I can't evaluate this integral and the book says that the lower bound for the outer integral is $0$, I don't agree because clearly $x$ can be negative.

Answer 1

1) $\mathbb{P}(Z<0)=\mathbb{P}(X<0,X+Y>0)+\mathbb{P}(X>0,X+Y<0)=0+0=0$.

$\mathbb{P}(Z>1)=\mathbb{P}(X>X+Y)=\mathbb{P}(0>Y)=0$.
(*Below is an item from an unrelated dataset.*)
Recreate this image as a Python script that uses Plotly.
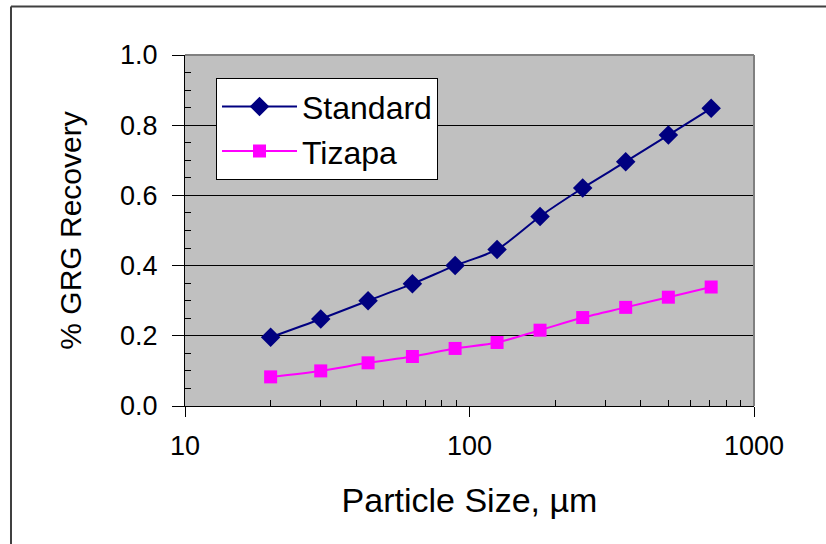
import plotly.graph_objects as go

sizes = [20, 30, 44, 63, 89, 125, 177, 250, 354, 500, 707]
standard = [0.196, 0.248, 0.300, 0.348, 0.400, 0.446, 0.540, 0.621, 0.696, 0.772, 0.848]
tizapa = [0.083, 0.100, 0.123, 0.141, 0.164, 0.181, 0.216, 0.252, 0.281, 0.310, 0.339]

x_ticks = [10, 100, 1000]
x_tick_labels = ["10", "100", "1000"]
x_minor = [20, 30, 40, 50, 60, 70, 80, 90, 200, 300, 400, 500, 600, 700, 800, 900]

FONT = "Liberation Sans, Arial, sans-serif"

fig = go.Figure()
fig.add_trace(go.Scatter(
    x=sizes, y=standard, name="Standard", mode="lines+markers", legendgroup="a",
    line=dict(color="#000080", width=2, shape="spline", smoothing=0.8),
    marker=dict(symbol="diamond", size=15, color="#000080"),
))
fig.add_trace(go.Scatter(
    x=sizes, y=tizapa, name="Tizapa", mode="lines+markers", legendgroup="b",
    line=dict(color="#FF00FF", width=2, shape="spline", smoothing=0.8),
    marker=dict(symbol="square", size=13, color="#FF00FF"),
))

border = dict(color="#404040", width=2)

fig.update_layout(
    width=826, height=544,
    margin=dict(l=185, r=72, t=55, b=138),
    paper_bgcolor="white", plot_bgcolor="#C0C0C0",
    font=dict(family=FONT, size=27, color="black"),
    showlegend=True,
    legend=dict(
        x=0.0545, y=0.934, xanchor="left", yanchor="top",
        bgcolor="white", bordercolor="black", borderwidth=1,
        font=dict(family=FONT, size=32), itemwidth=75, tracegroupgap=0,
    ),
    xaxis=dict(
        type="log", range=[1, 3],
        tickmode="array", tickvals=x_ticks, ticktext=x_tick_labels,
        ticks="outside", ticklen=10, tickcolor="black", tickwidth=1,
        showline=True, linecolor="black", linewidth=1,
        showgrid=False, zeroline=False,
        minor=dict(ticks="inside", ticklen=6, tickcolor="black",
                   tickvals=x_minor, showgrid=False),
        title=dict(text="Particle Size, µm", standoff=27,
                   font=dict(family=FONT, size=34)),
        tickfont=dict(family=FONT, size=27),
        ticklabelstandoff=6,
    ),
    yaxis=dict(
        range=[0, 1.0], dtick=0.2, tickformat=".1f",
        ticks="outside", ticklen=12, tickcolor="black", tickwidth=1,
        showline=True, linecolor="black", linewidth=1,
        showgrid=True, gridcolor="black", gridwidth=1, zeroline=False,
        minor=dict(ticks="inside", ticklen=6, tickcolor="black",
                   dtick=0.05, showgrid=False),
        title=dict(text="% GRG Recovery", standoff=29,
                   font=dict(family=FONT, size=30)),
        tickfont=dict(family=FONT, size=27),
        ticklabelstandoff=9,
    ),
    shapes=[
        dict(type="line", xref="paper", yref="paper", x0=0, x1=1, y0=1, y1=1,
             line=dict(color="#808080", width=2), layer="above"),
        dict(type="line", xref="paper", yref="paper", x0=1, x1=1, y0=0, y1=1,
             line=dict(color="#808080", width=2), layer="above"),
        dict(type="line", xref="paper", yref="paper",
             x0=-0.3058, x1=1.14, y0=1.138, y1=1.138, line=border, layer="above"),
        dict(type="line", xref="paper", yref="paper",
             x0=-0.3058, x1=-0.3058, y0=-0.42, y1=1.138, line=border, layer="above"),
    ],
)

fig.write_html("out.html", config={"displayModeBar": False},
               post_script="document.body.style.margin='0px';")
Then $\mathbb{P}(Z\in[0,1])=1$.

2) Is by definition. Note that $(X,Y)\in B \iff Y\geq aX$

Answer 2

1) The samples of $\exp(\lambda)$ are almost surely positive: $X \leq X+Y \Leftrightarrow \frac{X}{X+Y} \leq 1$. 2) Let $f(x,y)$ be the joint pdf of $(X,Y)$. Then: $$P(Y \geq aX) = \iint_{\{Y \geq aX\}} f(X,Y) \mathrm{d}X\mathrm{d}Y.$$

We define this set by ${\{Y \geq aX\}}:= \{(X,Y): Y \geq a X\}$, since we are dealing with the joint pdf of $(X,Y)$ directly.

Answer 3

In response to your edit:

Why can $x$ be negative?

$X$, just like $Y$, is an exponential random variable so it take values $\ge 0$, i.e., you should only be looking at the first quadrant (that is where $x,y$ are both nonnegative).

Now you're being asked to compute the PDF of Z, so like you did start with its CDF: $F_Z(z)=P(Z \le z)=P(\frac{X}{X+Y} \le z)=P(Y \ge (\frac{1}{z}-1)X) $
Now just integrate over the correct region, $\int_0^\infty \int_0^{\frac{y}{a}}\lambda e^{-\lambda x}\lambda e^{-\lambda y}dxdy$ (if you integrate first with respect to the $x$-axis), or $\int_0^\infty \int_{ax}^{\infty}\lambda e^{-\lambda x}\lambda e^{-\lambda y}dydx$, (if you integrate first with the respect to the $y$-axis).

After integrating you would get the CDF, so then differentiate with respect to z to get the random variable Z's PDF.